[Entries taken from a collection]

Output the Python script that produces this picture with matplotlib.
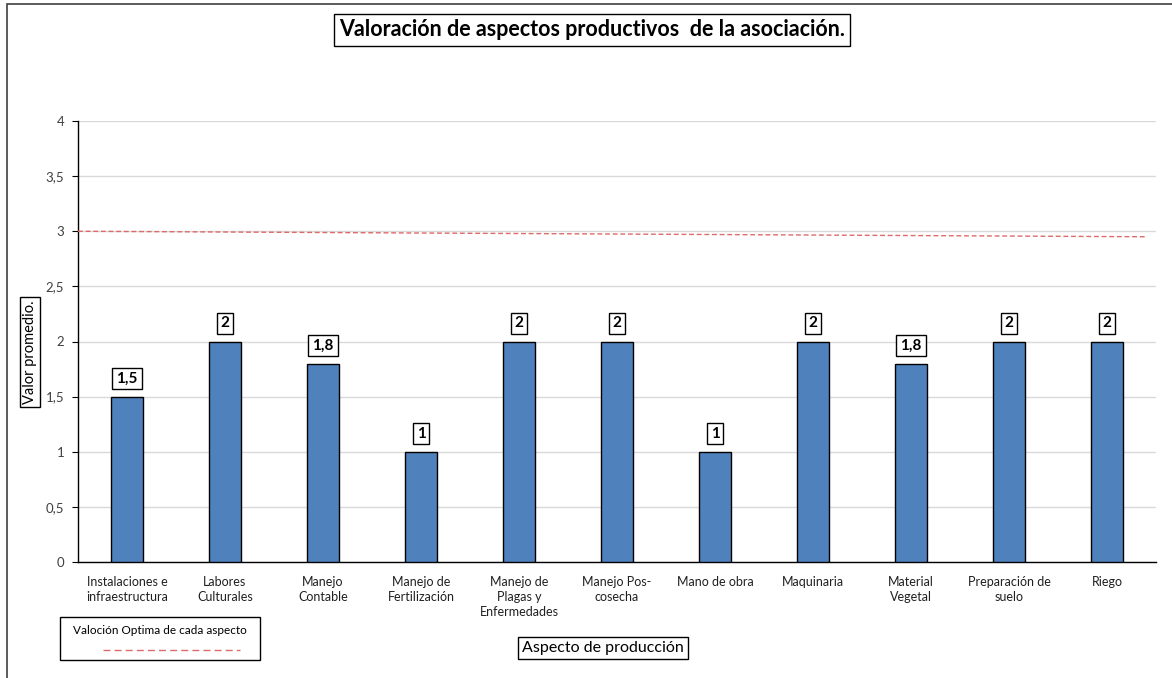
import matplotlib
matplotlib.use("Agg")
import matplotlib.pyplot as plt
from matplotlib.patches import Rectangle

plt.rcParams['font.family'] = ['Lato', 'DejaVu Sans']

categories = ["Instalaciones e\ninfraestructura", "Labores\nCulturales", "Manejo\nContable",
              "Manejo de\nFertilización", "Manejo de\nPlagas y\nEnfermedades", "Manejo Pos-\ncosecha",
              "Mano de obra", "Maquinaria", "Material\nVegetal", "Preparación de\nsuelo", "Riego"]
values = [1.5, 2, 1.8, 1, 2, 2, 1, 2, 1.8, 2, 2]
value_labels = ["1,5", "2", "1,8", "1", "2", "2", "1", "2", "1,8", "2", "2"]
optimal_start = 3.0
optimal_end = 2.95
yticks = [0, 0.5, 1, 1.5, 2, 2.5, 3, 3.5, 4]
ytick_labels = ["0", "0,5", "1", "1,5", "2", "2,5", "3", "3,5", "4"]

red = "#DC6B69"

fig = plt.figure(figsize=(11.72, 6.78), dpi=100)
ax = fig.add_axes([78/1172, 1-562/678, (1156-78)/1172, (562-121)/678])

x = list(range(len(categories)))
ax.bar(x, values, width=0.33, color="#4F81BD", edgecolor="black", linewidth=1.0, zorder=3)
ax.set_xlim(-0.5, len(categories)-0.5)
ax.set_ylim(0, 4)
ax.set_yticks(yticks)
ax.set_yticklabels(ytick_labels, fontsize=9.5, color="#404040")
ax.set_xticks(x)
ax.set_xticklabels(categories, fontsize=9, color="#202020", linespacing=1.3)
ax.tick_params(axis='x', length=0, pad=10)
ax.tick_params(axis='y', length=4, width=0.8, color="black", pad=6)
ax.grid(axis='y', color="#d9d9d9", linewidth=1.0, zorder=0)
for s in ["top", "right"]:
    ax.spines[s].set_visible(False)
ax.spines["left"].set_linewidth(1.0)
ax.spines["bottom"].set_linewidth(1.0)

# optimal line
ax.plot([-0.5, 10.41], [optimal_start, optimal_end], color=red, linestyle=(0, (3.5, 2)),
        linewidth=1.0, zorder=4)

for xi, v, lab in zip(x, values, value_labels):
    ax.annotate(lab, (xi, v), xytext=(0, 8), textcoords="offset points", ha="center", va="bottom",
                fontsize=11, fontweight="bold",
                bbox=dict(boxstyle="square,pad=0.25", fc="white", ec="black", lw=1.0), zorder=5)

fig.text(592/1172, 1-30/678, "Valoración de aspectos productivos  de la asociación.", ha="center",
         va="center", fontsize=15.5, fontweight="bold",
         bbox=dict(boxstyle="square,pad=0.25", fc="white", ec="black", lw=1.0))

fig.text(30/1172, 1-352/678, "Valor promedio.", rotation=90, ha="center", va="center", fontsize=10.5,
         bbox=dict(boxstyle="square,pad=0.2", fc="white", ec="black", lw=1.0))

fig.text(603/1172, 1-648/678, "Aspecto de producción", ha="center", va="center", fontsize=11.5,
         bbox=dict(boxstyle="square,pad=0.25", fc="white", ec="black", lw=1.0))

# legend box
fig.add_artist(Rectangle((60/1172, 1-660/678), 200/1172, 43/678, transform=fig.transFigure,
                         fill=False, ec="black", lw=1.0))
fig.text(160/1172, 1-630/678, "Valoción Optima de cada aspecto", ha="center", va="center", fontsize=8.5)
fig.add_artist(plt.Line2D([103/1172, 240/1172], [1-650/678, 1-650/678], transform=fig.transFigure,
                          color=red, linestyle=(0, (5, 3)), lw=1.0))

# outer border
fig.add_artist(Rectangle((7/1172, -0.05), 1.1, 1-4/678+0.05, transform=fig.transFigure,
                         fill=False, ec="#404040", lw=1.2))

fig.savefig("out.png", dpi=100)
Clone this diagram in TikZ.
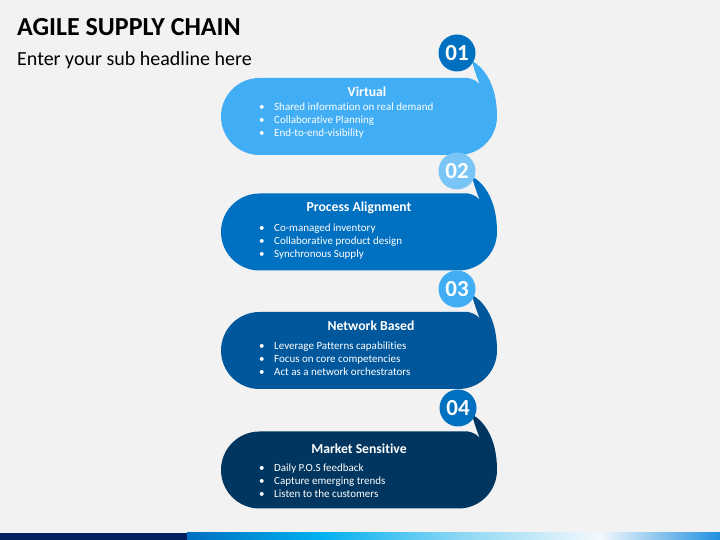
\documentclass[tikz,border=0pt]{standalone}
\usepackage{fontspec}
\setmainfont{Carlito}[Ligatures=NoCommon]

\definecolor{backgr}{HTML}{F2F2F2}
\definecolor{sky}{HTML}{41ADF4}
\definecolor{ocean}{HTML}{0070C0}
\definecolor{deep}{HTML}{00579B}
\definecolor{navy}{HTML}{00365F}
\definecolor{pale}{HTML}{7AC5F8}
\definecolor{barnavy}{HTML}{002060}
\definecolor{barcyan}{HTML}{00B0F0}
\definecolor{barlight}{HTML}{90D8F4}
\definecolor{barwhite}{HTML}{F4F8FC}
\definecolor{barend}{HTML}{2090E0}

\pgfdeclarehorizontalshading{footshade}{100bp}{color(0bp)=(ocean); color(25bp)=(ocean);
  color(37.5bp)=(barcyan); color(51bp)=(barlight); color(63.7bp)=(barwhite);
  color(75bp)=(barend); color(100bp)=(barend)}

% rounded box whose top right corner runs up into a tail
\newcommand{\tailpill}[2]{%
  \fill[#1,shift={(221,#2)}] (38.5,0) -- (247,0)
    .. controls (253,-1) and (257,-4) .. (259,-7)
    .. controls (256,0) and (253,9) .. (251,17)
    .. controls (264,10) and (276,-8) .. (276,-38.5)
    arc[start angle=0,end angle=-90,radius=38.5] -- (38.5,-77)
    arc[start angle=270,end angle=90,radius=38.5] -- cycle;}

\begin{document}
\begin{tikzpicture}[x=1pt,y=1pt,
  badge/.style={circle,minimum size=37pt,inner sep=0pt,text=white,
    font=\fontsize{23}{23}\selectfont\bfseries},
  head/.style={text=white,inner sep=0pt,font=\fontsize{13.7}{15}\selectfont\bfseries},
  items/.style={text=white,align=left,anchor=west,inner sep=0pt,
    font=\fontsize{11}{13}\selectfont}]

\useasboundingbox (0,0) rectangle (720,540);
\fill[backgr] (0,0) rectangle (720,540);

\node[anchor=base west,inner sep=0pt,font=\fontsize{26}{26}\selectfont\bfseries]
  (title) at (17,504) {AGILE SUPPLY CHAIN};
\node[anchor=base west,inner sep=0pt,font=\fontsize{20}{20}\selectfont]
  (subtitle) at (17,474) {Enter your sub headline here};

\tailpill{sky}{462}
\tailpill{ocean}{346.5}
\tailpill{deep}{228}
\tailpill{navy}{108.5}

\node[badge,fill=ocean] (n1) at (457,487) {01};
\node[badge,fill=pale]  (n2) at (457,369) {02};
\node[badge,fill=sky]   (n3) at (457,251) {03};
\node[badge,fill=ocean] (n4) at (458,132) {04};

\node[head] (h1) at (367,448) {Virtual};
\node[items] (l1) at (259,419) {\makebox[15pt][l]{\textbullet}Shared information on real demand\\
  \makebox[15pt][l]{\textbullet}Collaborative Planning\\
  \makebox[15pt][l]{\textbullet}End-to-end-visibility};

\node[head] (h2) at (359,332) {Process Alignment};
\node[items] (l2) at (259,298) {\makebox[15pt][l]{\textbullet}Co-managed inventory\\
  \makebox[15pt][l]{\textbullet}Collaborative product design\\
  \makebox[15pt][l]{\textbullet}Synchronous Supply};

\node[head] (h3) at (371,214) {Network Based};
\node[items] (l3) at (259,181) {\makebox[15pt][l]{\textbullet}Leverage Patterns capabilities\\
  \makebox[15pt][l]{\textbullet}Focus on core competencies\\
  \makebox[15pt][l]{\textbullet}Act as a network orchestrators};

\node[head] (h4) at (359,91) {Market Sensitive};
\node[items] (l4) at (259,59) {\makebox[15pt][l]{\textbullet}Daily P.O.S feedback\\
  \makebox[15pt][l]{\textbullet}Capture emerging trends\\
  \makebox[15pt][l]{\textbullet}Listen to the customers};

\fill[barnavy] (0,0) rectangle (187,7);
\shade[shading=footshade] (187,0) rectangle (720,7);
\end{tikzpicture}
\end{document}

Requirement. Nothing but the pictures may be dropped; output the records above exactly.

Correct result.
Output the Python script that produces this picture with matplotlib.
import matplotlib
matplotlib.use("Agg")
import matplotlib.pyplot as plt
from matplotlib.patches import Rectangle

plt.rcParams['font.family'] = ['Lato', 'DejaVu Sans']

categories = ["Instalaciones e\ninfraestructura", "Labores\nCulturales", "Manejo\nContable",
              "Manejo de\nFertilización", "Manejo de\nPlagas y\nEnfermedades", "Manejo Pos-\ncosecha",
              "Mano de obra", "Maquinaria", "Material\nVegetal", "Preparación de\nsuelo", "Riego"]
values = [1.5, 2, 1.8, 1, 2, 2, 1, 2, 1.8, 2, 2]
value_labels = ["1,5", "2", "1,8", "1", "2", "2", "1", "2", "1,8", "2", "2"]
optimal_start = 3.0
optimal_end = 2.95
yticks = [0, 0.5, 1, 1.5, 2, 2.5, 3, 3.5, 4]
ytick_labels = ["0", "0,5", "1", "1,5", "2", "2,5", "3", "3,5", "4"]

red = "#DC6B69"

fig = plt.figure(figsize=(11.72, 6.78), dpi=100)
ax = fig.add_axes([78/1172, 1-562/678, (1156-78)/1172, (562-121)/678])

x = list(range(len(categories)))
ax.bar(x, values, width=0.33, color="#4F81BD", edgecolor="black", linewidth=1.0, zorder=3)
ax.set_xlim(-0.5, len(categories)-0.5)
ax.set_ylim(0, 4)
ax.set_yticks(yticks)
ax.set_yticklabels(ytick_labels, fontsize=9.5, color="#404040")
ax.set_xticks(x)
ax.set_xticklabels(categories, fontsize=9, color="#202020", linespacing=1.3)
ax.tick_params(axis='x', length=0, pad=10)
ax.tick_params(axis='y', length=4, width=0.8, color="black", pad=6)
ax.grid(axis='y', color="#d9d9d9", linewidth=1.0, zorder=0)
for s in ["top", "right"]:
    ax.spines[s].set_visible(False)
ax.spines["left"].set_linewidth(1.0)
ax.spines["bottom"].set_linewidth(1.0)

# optimal line
ax.plot([-0.5, 10.41], [optimal_start, optimal_end], color=red, linestyle=(0, (3.5, 2)),
        linewidth=1.0, zorder=4)

for xi, v, lab in zip(x, values, value_labels):
    ax.annotate(lab, (xi, v), xytext=(0, 8), textcoords="offset points", ha="center", va="bottom",
                fontsize=11, fontweight="bold",
                bbox=dict(boxstyle="square,pad=0.25", fc="white", ec="black", lw=1.0), zorder=5)

fig.text(592/1172, 1-30/678, "Valoración de aspectos productivos  de la asociación.", ha="center",
         va="center", fontsize=15.5, fontweight="bold",
         bbox=dict(boxstyle="square,pad=0.25", fc="white", ec="black", lw=1.0))

fig.text(30/1172, 1-352/678, "Valor promedio.", rotation=90, ha="center", va="center", fontsize=10.5,
         bbox=dict(boxstyle="square,pad=0.2", fc="white", ec="black", lw=1.0))

fig.text(603/1172, 1-648/678, "Aspecto de producción", ha="center", va="center", fontsize=11.5,
         bbox=dict(boxstyle="square,pad=0.25", fc="white", ec="black", lw=1.0))

# legend box
fig.add_artist(Rectangle((60/1172, 1-660/678), 200/1172, 43/678, transform=fig.transFigure,
                         fill=False, ec="black", lw=1.0))
fig.text(160/1172, 1-630/678, "Valoción Optima de cada aspecto", ha="center", va="center", fontsize=8.5)
fig.add_artist(plt.Line2D([103/1172, 240/1172], [1-650/678, 1-650/678], transform=fig.transFigure,
                          color=red, linestyle=(0, (5, 3)), lw=1.0))

# outer border
fig.add_artist(Rectangle((7/1172, -0.05), 1.1, 1-4/678+0.05, transform=fig.transFigure,
                         fill=False, ec="#404040", lw=1.2))

fig.savefig("out.png", dpi=100)
Clone this diagram in TikZ.
\documentclass[tikz,border=0pt]{standalone}
\usepackage{fontspec}
\setmainfont{Carlito}[Ligatures=NoCommon]

\definecolor{backgr}{HTML}{F2F2F2}
\definecolor{sky}{HTML}{41ADF4}
\definecolor{ocean}{HTML}{0070C0}
\definecolor{deep}{HTML}{00579B}
\definecolor{navy}{HTML}{00365F}
\definecolor{pale}{HTML}{7AC5F8}
\definecolor{barnavy}{HTML}{002060}
\definecolor{barcyan}{HTML}{00B0F0}
\definecolor{barlight}{HTML}{90D8F4}
\definecolor{barwhite}{HTML}{F4F8FC}
\definecolor{barend}{HTML}{2090E0}

\pgfdeclarehorizontalshading{footshade}{100bp}{color(0bp)=(ocean); color(25bp)=(ocean);
  color(37.5bp)=(barcyan); color(51bp)=(barlight); color(63.7bp)=(barwhite);
  color(75bp)=(barend); color(100bp)=(barend)}

% rounded box whose top right corner runs up into a tail
\newcommand{\tailpill}[2]{%
  \fill[#1,shift={(221,#2)}] (38.5,0) -- (247,0)
    .. controls (253,-1) and (257,-4) .. (259,-7)
    .. controls (256,0) and (253,9) .. (251,17)
    .. controls (264,10) and (276,-8) .. (276,-38.5)
    arc[start angle=0,end angle=-90,radius=38.5] -- (38.5,-77)
    arc[start angle=270,end angle=90,radius=38.5] -- cycle;}

\begin{document}
\begin{tikzpicture}[x=1pt,y=1pt,
  badge/.style={circle,minimum size=37pt,inner sep=0pt,text=white,
    font=\fontsize{23}{23}\selectfont\bfseries},
  head/.style={text=white,inner sep=0pt,font=\fontsize{13.7}{15}\selectfont\bfseries},
  items/.style={text=white,align=left,anchor=west,inner sep=0pt,
    font=\fontsize{11}{13}\selectfont}]

\useasboundingbox (0,0) rectangle (720,540);
\fill[backgr] (0,0) rectangle (720,540);

\node[anchor=base west,inner sep=0pt,font=\fontsize{26}{26}\selectfont\bfseries]
  (title) at (17,504) {AGILE SUPPLY CHAIN};
\node[anchor=base west,inner sep=0pt,font=\fontsize{20}{20}\selectfont]
  (subtitle) at (17,474) {Enter your sub headline here};

\tailpill{sky}{462}
\tailpill{ocean}{346.5}
\tailpill{deep}{228}
\tailpill{navy}{108.5}

\node[badge,fill=ocean] (n1) at (457,487) {01};
\node[badge,fill=pale]  (n2) at (457,369) {02};
\node[badge,fill=sky]   (n3) at (457,251) {03};
\node[badge,fill=ocean] (n4) at (458,132) {04};

\node[head] (h1) at (367,448) {Virtual};
\node[items] (l1) at (259,419) {\makebox[15pt][l]{\textbullet}Shared information on real demand\\
  \makebox[15pt][l]{\textbullet}Collaborative Planning\\
  \makebox[15pt][l]{\textbullet}End-to-end-visibility};

\node[head] (h2) at (359,332) {Process Alignment};
\node[items] (l2) at (259,298) {\makebox[15pt][l]{\textbullet}Co-managed inventory\\
  \makebox[15pt][l]{\textbullet}Collaborative product design\\
  \makebox[15pt][l]{\textbullet}Synchronous Supply};

\node[head] (h3) at (371,214) {Network Based};
\node[items] (l3) at (259,181) {\makebox[15pt][l]{\textbullet}Leverage Patterns capabilities\\
  \makebox[15pt][l]{\textbullet}Focus on core competencies\\
  \makebox[15pt][l]{\textbullet}Act as a network orchestrators};

\node[head] (h4) at (359,91) {Market Sensitive};
\node[items] (l4) at (259,59) {\makebox[15pt][l]{\textbullet}Daily P.O.S feedback\\
  \makebox[15pt][l]{\textbullet}Capture emerging trends\\
  \makebox[15pt][l]{\textbullet}Listen to the customers};

\fill[barnavy] (0,0) rectangle (187,7);
\shade[shading=footshade] (187,0) rectangle (720,7);
\end{tikzpicture}
\end{document}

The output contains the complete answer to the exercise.